Правда, «телесная сила» русского гения не всегда проявлялась движимая чувством справедливости. Матросы первыми напали на Ломоносова, желая его избить и ограбить, и получили по заслугам. В другом случае, о котором пойдет речь, Ломоносов сам был зачинщиком драки. Это случилось в сентябре 1742 года. Поводом к драке послужило предположение изрядно выпившего Ломоносова, будто бы его сосед, садовник Иоганн Штурм, украл у него епанчу, то есть плащ с капюшоном. Епанча, конечно, вещь в холодном Петербурге нужная, но зачем же, не разобравшись, крушить всё и всех на своем пути? А дело было именно так. Ломоносов вломился в комнату Штурма, застал там гостей, обвинил их в краже епанчи, стал избивать, призывая и слугу своего бить всех до смерти. Потом он схватил деревянный болван для париков и дрался уже болваном, разбил зеркало, шпагой попортил дверь. На крики явились полицейские. Ломоносова доставили сначала на съезжую, а потом под караулом отправили в канцелярию Академии. На следующий день Ломоносов вернулся домой, вызвал лекаря, который зафиксировал полученные увечья — распухшее левое колено, рубец на животе, синий глаз. А начиналось-то все с предположения о краже епанчи, с бездоказательного обвинения в краже.

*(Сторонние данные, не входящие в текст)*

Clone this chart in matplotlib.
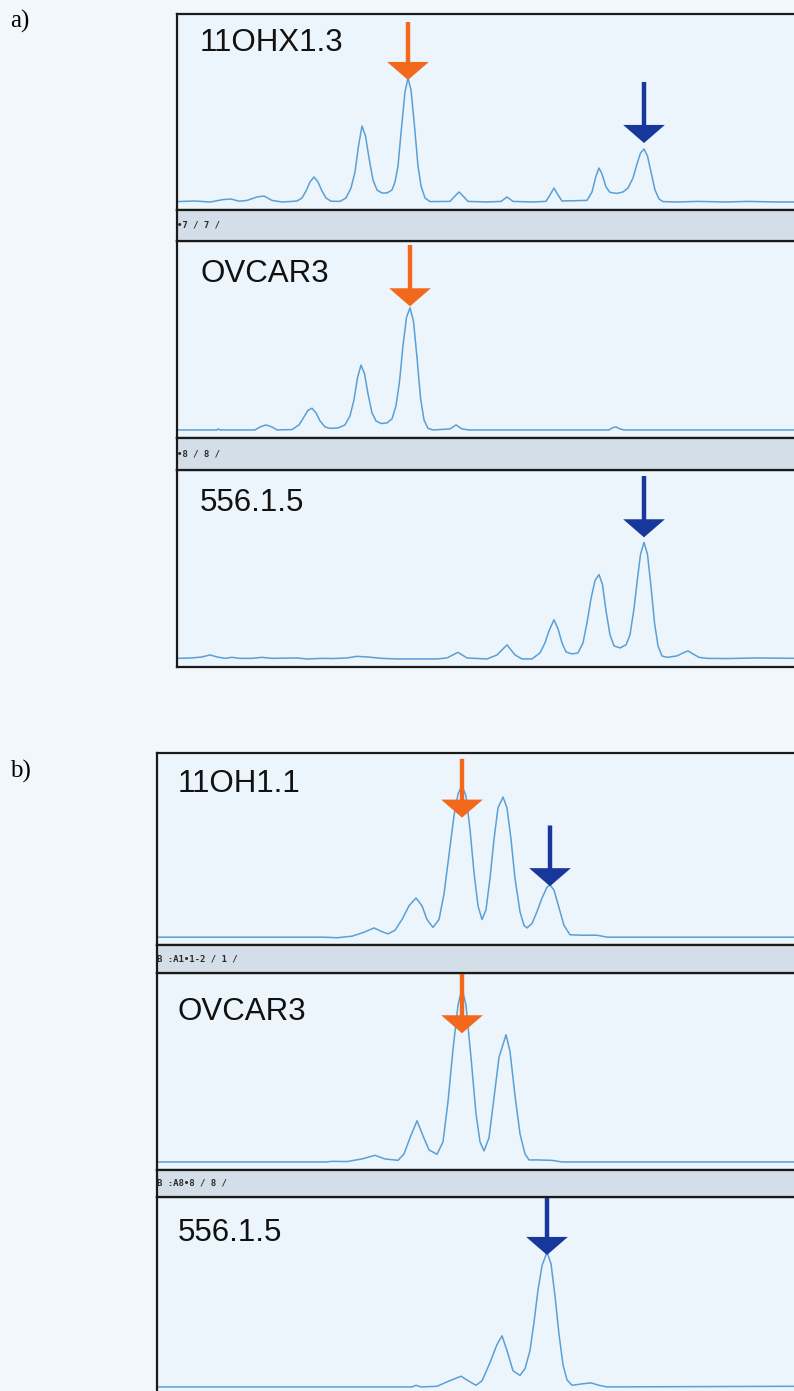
import matplotlib
matplotlib.use("Agg")
import matplotlib.pyplot as plt

# retention (x) and detector intensity (y) for every trace
a1_x = [0.0, 1.8, 3.3, 4.6, 5.4, 6.2, 7.0, 8.0, 8.7, 9.5, 10.5, 11.5, 12.0,
        12.5, 12.9, 13.3, 13.7, 14.1, 14.5, 14.9, 15.4, 16.3,
        16.9, 17.4, 17.8, 18.15, 18.5, 18.85, 19.2, 19.6, 20.0, 20.5, 21.0, 21.5,
        21.8, 22.1, 22.45, 22.8, 23.1, 23.4, 23.75, 24.1, 24.4, 24.8, 25.3,
        27.3, 27.8, 28.2, 28.6, 29.1, 31.0, 32.4, 33.0, 33.6, 35.5,
        36.9, 37.3, 37.7, 38.1, 38.5,
        41.0, 41.5, 41.9, 42.2, 42.5, 42.9, 43.3, 44.0, 44.6,
        45.1, 45.6, 46.0, 46.35, 46.7, 47.05, 47.4, 47.8, 48.2, 48.6,
        50.0, 52.0, 55.0, 57.0, 60.0, 62.3]
a1_y = [0.2, 0.5, 0.0, 1.2, 1.5, 0.4, 0.8, 2.5, 3.0, 0.8, 0.0, 0.3, 0.5,
        2.0, 5.5, 10.0, 12.5, 10.0, 5.5, 2.0, 0.4, 0.3,
        2.0, 7.0, 15.0, 28.0, 38.0, 33.0, 22.0, 11.0, 6.0, 4.5, 4.5, 6.0,
        10.0, 18.0, 37.0, 55.0, 62.0, 56.0, 38.0, 18.0, 8.0, 2.0, 0.2,
        0.3, 3.0, 5.0, 3.0, 0.3, 0.0, 0.3, 2.5, 0.3, 0.0,
        0.3, 3.5, 7.0, 3.5, 0.5,
        0.8, 5.0, 13.0, 17.0, 14.0, 7.5, 4.8, 4.3, 5.0,
        7.0, 12.0, 19.0, 24.5, 26.5, 23.0, 15.0, 6.0, 1.5, 0.2,
        0.0, 0.3, 0.0, 0.3, 0.0, 0.0]

a2_x = [0.0, 4.0, 4.1, 4.3, 7.8, 8.3, 8.9, 9.5, 10.0, 11.5,
        12.2, 12.7, 13.1, 13.5, 13.9, 14.3, 14.8, 15.3, 16.1,
        16.8, 17.3, 17.7, 18.05, 18.4, 18.75, 19.1, 19.5, 19.9, 20.4, 21.0, 21.5,
        21.9, 22.25, 22.6, 22.95, 23.3, 23.65, 24.0, 24.35, 24.7, 25.1, 25.6,
        27.3, 27.9, 28.5, 29.2, 43.2, 43.6, 43.9, 44.3, 44.7, 62.3]
a2_y = [0.0, 0.0, 0.5, 0.0, 0.0, 1.5, 2.5, 1.5, 0.0, 0.2,
        2.5, 6.5, 9.8, 10.8, 8.5, 4.5, 1.5, 0.8, 1.0,
        2.5, 7.0, 15.0, 26.0, 32.3, 28.0, 18.0, 8.5, 4.5, 3.2, 3.5, 5.5,
        12.0, 24.0, 42.0, 56.0, 60.8, 54.0, 36.0, 16.0, 5.0, 0.8, 0.0,
        0.5, 2.5, 0.5, 0.0, 0.0, 1.2, 1.5, 0.5, 0.0, 0.0]

a3_x = [0.0, 1.5, 2.5, 3.3, 4.0, 4.8, 5.5, 6.3, 7.5, 8.5, 9.5, 12.0, 13.0, 14.5, 15.5,
        17.0, 18.0, 19.0, 20.5, 22.0, 26.0, 27.0, 28.1, 29.0, 31.0, 32.0, 33.0, 33.8, 34.5,
        35.5, 36.3, 36.8, 37.2, 37.7, 38.1, 38.5, 38.9, 39.5,
        40.1, 40.6, 41.0, 41.4, 41.8, 42.2, 42.55, 42.9, 43.3, 43.7, 44.3,
        44.9, 45.3, 45.7, 46.0, 46.35, 46.7, 47.05, 47.4, 47.75, 48.1, 48.5, 49.0,
        50.0, 50.6, 51.1, 51.6, 52.2, 53.0, 55.0, 58.0, 62.3]
a3_y = [0.3, 0.5, 1.0, 2.0, 1.0, 0.3, 0.8, 0.3, 0.3, 0.8, 0.3, 0.5, 0.0, 0.3, 0.2,
        0.5, 1.3, 1.0, 0.3, 0.0, 0.0, 0.5, 3.3, 0.5, 0.0, 2.0, 7.0, 2.0, 0.0,
        0.0, 3.0, 8.0, 14.0, 19.5, 15.0, 8.0, 3.5, 2.5,
        3.0, 8.0, 18.0, 30.0, 39.0, 42.0, 37.0, 24.0, 12.0, 6.5, 5.5,
        7.0, 12.0, 25.0, 38.0, 52.0, 58.0, 52.0, 36.0, 18.0, 6.5, 1.5, 0.8,
        1.5, 3.0, 4.0, 2.5, 0.8, 0.3, 0.2, 0.5, 0.3]

b1_x = [0.0, 16.7, 18.0, 19.5, 20.7, 21.7, 22.5, 23.1, 23.8, 24.5, 25.2, 25.9, 26.5, 27.0,
        27.6, 28.2, 28.7, 29.2, 29.7, 30.1, 30.5, 30.9, 31.3, 31.7, 32.1, 32.5, 32.9, 33.3,
        33.7, 34.1, 34.6, 35.0, 35.4, 35.8, 36.3, 36.7, 37.0, 37.5, 38.0, 38.5, 39.0, 39.3,
        39.7, 40.2, 40.7, 41.3, 42.5, 44.0, 45.0, 64.3]
b1_y = [0.0, 0.0, -0.3, 0.5, 2.5, 4.7, 2.8, 1.7, 3.5, 9.0, 16.0, 20.0, 16.0, 9.0,
        5.0, 9.0, 22.0, 42.0, 62.0, 73.0, 77.5, 72.0, 55.0, 33.0, 16.0, 9.0, 14.0, 30.0,
        50.0, 66.0, 71.5, 66.0, 50.0, 30.0, 13.0, 6.0, 4.7, 7.0, 13.0, 20.0, 25.5, 26.7,
        24.0, 15.0, 6.0, 1.2, 1.0, 1.0, 0.0, 0.0]

b2_x = [0.0, 16.9, 17.5, 19.0, 20.5, 21.8, 22.8, 24.1, 24.7, 25.3, 26.0, 26.6, 27.2, 28.0,
        28.6, 29.1, 29.6, 30.1, 30.5, 30.9, 31.4, 31.9, 32.3, 32.7, 33.2, 33.7, 34.2, 34.9,
        35.3, 35.8, 36.3, 36.8, 37.2, 38.0, 39.5, 40.5, 64.3]
b2_y = [0.0, 0.0, 0.3, 0.2, 1.5, 3.3, 1.5, 0.8, 4.0, 12.0, 20.5, 13.0, 6.0, 3.8,
        10.0, 30.0, 56.0, 78.0, 86.3, 78.0, 52.0, 24.0, 10.0, 5.5, 12.0, 32.0, 52.0, 63.3,
        55.0, 33.0, 14.0, 4.0, 1.0, 1.0, 0.8, 0.0, 0.0]

b3_x = [0.0, 25.5, 25.9, 26.4, 28.0, 29.0, 30.4, 31.3, 31.9, 32.5, 33.3, 34.0, 34.5, 35.0,
        35.6, 36.3, 36.8, 37.3, 37.7, 38.1, 38.5, 39.0, 39.4, 39.8, 40.2, 40.6, 41.0, 41.5,
        42.5, 43.4, 44.2, 45.0, 63.0, 64.3]
b3_y = [0.0, 0.0, 0.8, 0.0, 0.3, 2.5, 5.3, 2.5, 0.8, 3.0, 12.0, 21.0, 25.3, 18.0,
        8.0, 5.7, 9.0, 18.0, 32.0, 48.0, 60.0, 66.7, 61.0, 45.0, 26.0, 11.0, 3.5, 0.8,
        1.5, 2.0, 0.8, 0.0, 0.3, 0.3]

samples_a = ["11OHX1.3", "OVCAR3", "556.1.5"]
samples_b = ["11OH1.1", "OVCAR3", "556.1.5"]
runs_a = ["\u20227 / 7 /", "\u20228 / 8 /"]
runs_b = ["B :A1\u20221-2 / 1 /", "B :A8\u20228 / 8 /"]

# arrows: (retention, arrow tip, arrow tail)
orange_a = [(23.1, 61.0, 90.0), (23.3, 61.5, 92.0), None]
blue_a = [(46.7, 29.5, 60.0), None, (46.7, 60.5, 91.0)]
orange_b = [(30.5, 61.0, 91.0), (30.5, 64.0, 94.0), None]
blue_b = [(39.3, 26.0, 57.0), None, (39.0, 65.3, 94.0)]

W, H = 794, 1391
BG = "#f2f7fb"
PANEL = "#ecf5fc"
BAR = "#d3dee8"
TRACE = "#5a9fd6"
ORANGE = "#f2691e"
BLUE = "#17379a"

fig = plt.figure(figsize=(W / 100, H / 100), dpi=100, facecolor=BG)


def box(left, top, right, bottom):
    return fig.add_axes([left / W, 1 - bottom / H, (right - left) / W, (bottom - top) / H])


def style(ax, color):
    ax.set_facecolor(color)
    ax.set_xticks([])
    ax.set_yticks([])
    for s in ax.spines.values():
        s.set_color("#1a1a1a")
        s.set_linewidth(1.6)


def arrow(ax, spec, color):
    if spec is None:
        return
    x, tip, tail = spec
    ax.annotate("", xy=(x, tip), xytext=(x, tail),
                arrowprops=dict(arrowstyle="simple,head_width=3.0,head_length=1.3,tail_width=0.32",
                                mutation_scale=10, color=color, shrinkA=0, shrinkB=0, lw=0))


def group(left, bounds, bars, traces, names, runs, oranges, blues, xmax, label_dx, label_y):
    for (top, bottom), (xs, ys), name, o, b, ly in zip(bounds, traces, names, oranges, blues, label_y):
        ax = box(left, top, 800, bottom)
        style(ax, PANEL)
        ax.plot(xs, ys, color=TRACE, lw=1.1)
        ax.set_xlim(0, xmax)
        ax.set_ylim(-4, 94)
        arrow(ax, o, ORANGE)
        arrow(ax, b, BLUE)
        ax.text(label_dx, ly, name, transform=ax.transAxes, fontsize=22.5,
                family="Liberation Sans", va="center", ha="left", color="#111")
    for (top, bottom), run in zip(bars, runs):
        ax = box(left, top, 800, bottom)
        style(ax, BAR)
        ax.text(0.0, 0.5, run, transform=ax.transAxes, fontsize=6.5, family="DejaVu Sans Mono",
                weight="bold", va="center", ha="left", color="#2a2a2a")


group(177, [(14, 210), (241, 438), (470, 667)], [(210, 241), (438, 470)],
      [(a1_x, a1_y), (a2_x, a2_y), (a3_x, a3_y)], samples_a, runs_a, orange_a, blue_a,
      62.3, 0.037, [0.85, 0.83, 0.83])
group(157, [(753, 945), (973, 1170), (1197, 1395)], [(945, 973), (1170, 1197)],
      [(b1_x, b1_y), (b2_x, b2_y), (b3_x, b3_y)], samples_b, runs_b, orange_b, blue_b,
      64.3, 0.032, [0.84, 0.80, 0.82])

fig.text(10 / W, 1 - 21 / H, "a)", fontsize=18, family="Liberation Serif", va="center", ha="left")
fig.text(10 / W, 1 - 771 / H, "b)", fontsize=18, family="Liberation Serif", va="center", ha="left")

fig.savefig("out.png", dpi=100, facecolor=BG)
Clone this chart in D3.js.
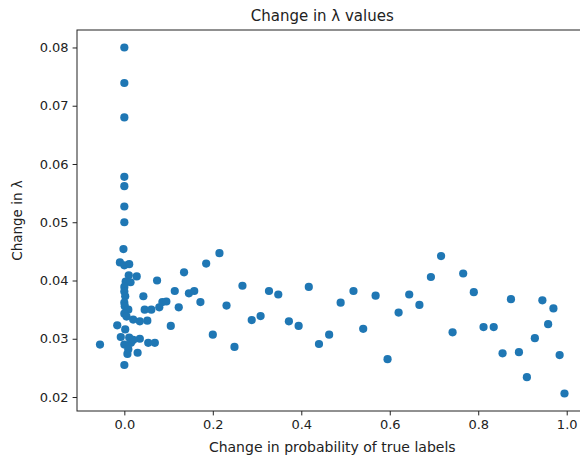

Я спокоен, вежлив, сдержан тоже,
характер — как из кости слоновой точен,
а этому взял бы да и дал по роже:
не нравится он мне очень
[306].
Как известно, Ломоносова отличала страстность натуры. Он, как и его ученик Барков, был человеком страстей, которые сказывались и в научной деятельности, и в быту. Но не будем уподобляться толпе обывателей, которая, по словам Пушкина, «жадно читает исповеди, записки etc., потому что в подлости своей радуется унижению высокого, слабостям могущего. При открытии всякой мерзости она в восхищении. Он мал, как мы, он мерзок, как мы! Врете, подлецы: он и мал и мерзок — не так, как вы, — иначе» (X, 148).